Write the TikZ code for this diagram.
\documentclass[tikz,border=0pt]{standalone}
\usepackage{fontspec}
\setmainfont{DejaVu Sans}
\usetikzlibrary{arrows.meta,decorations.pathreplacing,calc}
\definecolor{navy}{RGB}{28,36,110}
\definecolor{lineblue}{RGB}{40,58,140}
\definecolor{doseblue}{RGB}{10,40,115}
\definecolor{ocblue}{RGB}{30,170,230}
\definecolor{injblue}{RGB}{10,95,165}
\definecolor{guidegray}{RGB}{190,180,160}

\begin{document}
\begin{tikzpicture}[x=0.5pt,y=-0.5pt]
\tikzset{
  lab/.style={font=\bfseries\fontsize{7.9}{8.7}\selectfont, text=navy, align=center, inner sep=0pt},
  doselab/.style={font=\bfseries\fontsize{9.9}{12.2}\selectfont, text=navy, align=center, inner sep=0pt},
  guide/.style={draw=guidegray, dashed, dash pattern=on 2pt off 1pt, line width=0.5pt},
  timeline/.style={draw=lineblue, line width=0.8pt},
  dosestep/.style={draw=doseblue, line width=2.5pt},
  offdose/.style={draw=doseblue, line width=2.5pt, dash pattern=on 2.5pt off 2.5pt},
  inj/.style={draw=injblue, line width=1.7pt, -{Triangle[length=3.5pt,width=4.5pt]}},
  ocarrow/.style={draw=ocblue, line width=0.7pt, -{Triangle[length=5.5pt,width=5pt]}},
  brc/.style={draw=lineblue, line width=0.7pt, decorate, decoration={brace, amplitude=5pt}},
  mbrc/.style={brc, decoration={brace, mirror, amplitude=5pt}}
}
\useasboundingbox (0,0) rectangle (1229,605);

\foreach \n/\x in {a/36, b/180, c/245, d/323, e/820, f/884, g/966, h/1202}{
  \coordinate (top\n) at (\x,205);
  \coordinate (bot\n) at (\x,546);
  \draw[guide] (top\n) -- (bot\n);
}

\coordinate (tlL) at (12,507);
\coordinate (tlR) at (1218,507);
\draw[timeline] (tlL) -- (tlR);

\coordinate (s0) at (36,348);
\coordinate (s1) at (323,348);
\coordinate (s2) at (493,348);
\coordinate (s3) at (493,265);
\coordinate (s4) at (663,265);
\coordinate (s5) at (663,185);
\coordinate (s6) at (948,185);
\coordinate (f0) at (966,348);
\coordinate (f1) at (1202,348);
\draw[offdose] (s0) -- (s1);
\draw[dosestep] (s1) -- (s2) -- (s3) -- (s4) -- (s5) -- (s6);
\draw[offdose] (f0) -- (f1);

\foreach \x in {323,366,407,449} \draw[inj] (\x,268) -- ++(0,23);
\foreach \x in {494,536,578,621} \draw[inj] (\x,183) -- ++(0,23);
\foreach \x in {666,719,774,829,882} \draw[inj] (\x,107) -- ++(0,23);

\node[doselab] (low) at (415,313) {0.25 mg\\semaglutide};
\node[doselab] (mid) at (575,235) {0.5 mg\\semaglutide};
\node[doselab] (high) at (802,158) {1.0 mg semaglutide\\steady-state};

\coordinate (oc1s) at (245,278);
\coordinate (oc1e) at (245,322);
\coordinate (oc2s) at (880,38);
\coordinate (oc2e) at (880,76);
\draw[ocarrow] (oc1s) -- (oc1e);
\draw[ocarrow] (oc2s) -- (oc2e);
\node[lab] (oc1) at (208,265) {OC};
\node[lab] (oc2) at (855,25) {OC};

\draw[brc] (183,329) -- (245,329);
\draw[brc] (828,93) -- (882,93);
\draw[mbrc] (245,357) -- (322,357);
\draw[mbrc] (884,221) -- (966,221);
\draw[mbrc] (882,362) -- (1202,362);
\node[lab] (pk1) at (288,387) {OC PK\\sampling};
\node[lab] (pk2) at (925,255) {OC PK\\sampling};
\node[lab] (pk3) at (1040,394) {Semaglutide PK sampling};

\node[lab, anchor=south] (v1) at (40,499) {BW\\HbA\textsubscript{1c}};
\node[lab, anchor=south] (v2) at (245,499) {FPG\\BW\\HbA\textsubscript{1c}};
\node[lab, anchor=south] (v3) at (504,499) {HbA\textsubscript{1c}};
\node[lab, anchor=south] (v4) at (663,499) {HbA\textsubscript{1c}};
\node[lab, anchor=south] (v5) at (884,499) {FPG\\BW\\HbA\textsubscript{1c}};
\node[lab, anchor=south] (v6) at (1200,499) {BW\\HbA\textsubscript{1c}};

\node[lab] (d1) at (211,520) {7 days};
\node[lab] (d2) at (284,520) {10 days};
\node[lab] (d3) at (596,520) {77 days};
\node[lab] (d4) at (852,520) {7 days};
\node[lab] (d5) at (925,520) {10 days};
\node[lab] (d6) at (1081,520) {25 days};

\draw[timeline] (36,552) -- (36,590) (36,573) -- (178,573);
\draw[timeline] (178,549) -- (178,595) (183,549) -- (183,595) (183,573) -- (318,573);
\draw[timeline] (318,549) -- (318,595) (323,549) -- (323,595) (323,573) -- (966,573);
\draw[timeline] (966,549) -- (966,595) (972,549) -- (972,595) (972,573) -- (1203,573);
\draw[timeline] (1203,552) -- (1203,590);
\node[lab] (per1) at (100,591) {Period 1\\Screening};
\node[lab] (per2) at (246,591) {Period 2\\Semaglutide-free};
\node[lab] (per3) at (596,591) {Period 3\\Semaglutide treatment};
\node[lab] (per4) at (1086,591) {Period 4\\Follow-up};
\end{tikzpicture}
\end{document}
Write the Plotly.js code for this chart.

BRIEF: Set all of the entries down again, exactly as they were given.

SOLUTION TO THE PROBLEM:
Write the TikZ code for this diagram.
\documentclass[tikz,border=0pt]{standalone}
\usepackage{fontspec}
\setmainfont{DejaVu Sans}
\usetikzlibrary{arrows.meta,decorations.pathreplacing,calc}
\definecolor{navy}{RGB}{28,36,110}
\definecolor{lineblue}{RGB}{40,58,140}
\definecolor{doseblue}{RGB}{10,40,115}
\definecolor{ocblue}{RGB}{30,170,230}
\definecolor{injblue}{RGB}{10,95,165}
\definecolor{guidegray}{RGB}{190,180,160}

\begin{document}
\begin{tikzpicture}[x=0.5pt,y=-0.5pt]
\tikzset{
  lab/.style={font=\bfseries\fontsize{7.9}{8.7}\selectfont, text=navy, align=center, inner sep=0pt},
  doselab/.style={font=\bfseries\fontsize{9.9}{12.2}\selectfont, text=navy, align=center, inner sep=0pt},
  guide/.style={draw=guidegray, dashed, dash pattern=on 2pt off 1pt, line width=0.5pt},
  timeline/.style={draw=lineblue, line width=0.8pt},
  dosestep/.style={draw=doseblue, line width=2.5pt},
  offdose/.style={draw=doseblue, line width=2.5pt, dash pattern=on 2.5pt off 2.5pt},
  inj/.style={draw=injblue, line width=1.7pt, -{Triangle[length=3.5pt,width=4.5pt]}},
  ocarrow/.style={draw=ocblue, line width=0.7pt, -{Triangle[length=5.5pt,width=5pt]}},
  brc/.style={draw=lineblue, line width=0.7pt, decorate, decoration={brace, amplitude=5pt}},
  mbrc/.style={brc, decoration={brace, mirror, amplitude=5pt}}
}
\useasboundingbox (0,0) rectangle (1229,605);

\foreach \n/\x in {a/36, b/180, c/245, d/323, e/820, f/884, g/966, h/1202}{
  \coordinate (top\n) at (\x,205);
  \coordinate (bot\n) at (\x,546);
  \draw[guide] (top\n) -- (bot\n);
}

\coordinate (tlL) at (12,507);
\coordinate (tlR) at (1218,507);
\draw[timeline] (tlL) -- (tlR);

\coordinate (s0) at (36,348);
\coordinate (s1) at (323,348);
\coordinate (s2) at (493,348);
\coordinate (s3) at (493,265);
\coordinate (s4) at (663,265);
\coordinate (s5) at (663,185);
\coordinate (s6) at (948,185);
\coordinate (f0) at (966,348);
\coordinate (f1) at (1202,348);
\draw[offdose] (s0) -- (s1);
\draw[dosestep] (s1) -- (s2) -- (s3) -- (s4) -- (s5) -- (s6);
\draw[offdose] (f0) -- (f1);

\foreach \x in {323,366,407,449} \draw[inj] (\x,268) -- ++(0,23);
\foreach \x in {494,536,578,621} \draw[inj] (\x,183) -- ++(0,23);
\foreach \x in {666,719,774,829,882} \draw[inj] (\x,107) -- ++(0,23);

\node[doselab] (low) at (415,313) {0.25 mg\\semaglutide};
\node[doselab] (mid) at (575,235) {0.5 mg\\semaglutide};
\node[doselab] (high) at (802,158) {1.0 mg semaglutide\\steady-state};

\coordinate (oc1s) at (245,278);
\coordinate (oc1e) at (245,322);
\coordinate (oc2s) at (880,38);
\coordinate (oc2e) at (880,76);
\draw[ocarrow] (oc1s) -- (oc1e);
\draw[ocarrow] (oc2s) -- (oc2e);
\node[lab] (oc1) at (208,265) {OC};
\node[lab] (oc2) at (855,25) {OC};

\draw[brc] (183,329) -- (245,329);
\draw[brc] (828,93) -- (882,93);
\draw[mbrc] (245,357) -- (322,357);
\draw[mbrc] (884,221) -- (966,221);
\draw[mbrc] (882,362) -- (1202,362);
\node[lab] (pk1) at (288,387) {OC PK\\sampling};
\node[lab] (pk2) at (925,255) {OC PK\\sampling};
\node[lab] (pk3) at (1040,394) {Semaglutide PK sampling};

\node[lab, anchor=south] (v1) at (40,499) {BW\\HbA\textsubscript{1c}};
\node[lab, anchor=south] (v2) at (245,499) {FPG\\BW\\HbA\textsubscript{1c}};
\node[lab, anchor=south] (v3) at (504,499) {HbA\textsubscript{1c}};
\node[lab, anchor=south] (v4) at (663,499) {HbA\textsubscript{1c}};
\node[lab, anchor=south] (v5) at (884,499) {FPG\\BW\\HbA\textsubscript{1c}};
\node[lab, anchor=south] (v6) at (1200,499) {BW\\HbA\textsubscript{1c}};

\node[lab] (d1) at (211,520) {7 days};
\node[lab] (d2) at (284,520) {10 days};
\node[lab] (d3) at (596,520) {77 days};
\node[lab] (d4) at (852,520) {7 days};
\node[lab] (d5) at (925,520) {10 days};
\node[lab] (d6) at (1081,520) {25 days};

\draw[timeline] (36,552) -- (36,590) (36,573) -- (178,573);
\draw[timeline] (178,549) -- (178,595) (183,549) -- (183,595) (183,573) -- (318,573);
\draw[timeline] (318,549) -- (318,595) (323,549) -- (323,595) (323,573) -- (966,573);
\draw[timeline] (966,549) -- (966,595) (972,549) -- (972,595) (972,573) -- (1203,573);
\draw[timeline] (1203,552) -- (1203,590);
\node[lab] (per1) at (100,591) {Period 1\\Screening};
\node[lab] (per2) at (246,591) {Period 2\\Semaglutide-free};
\node[lab] (per3) at (596,591) {Period 3\\Semaglutide treatment};
\node[lab] (per4) at (1086,591) {Period 4\\Follow-up};
\end{tikzpicture}
\end{document}
Write the Plotly.js code for this chart.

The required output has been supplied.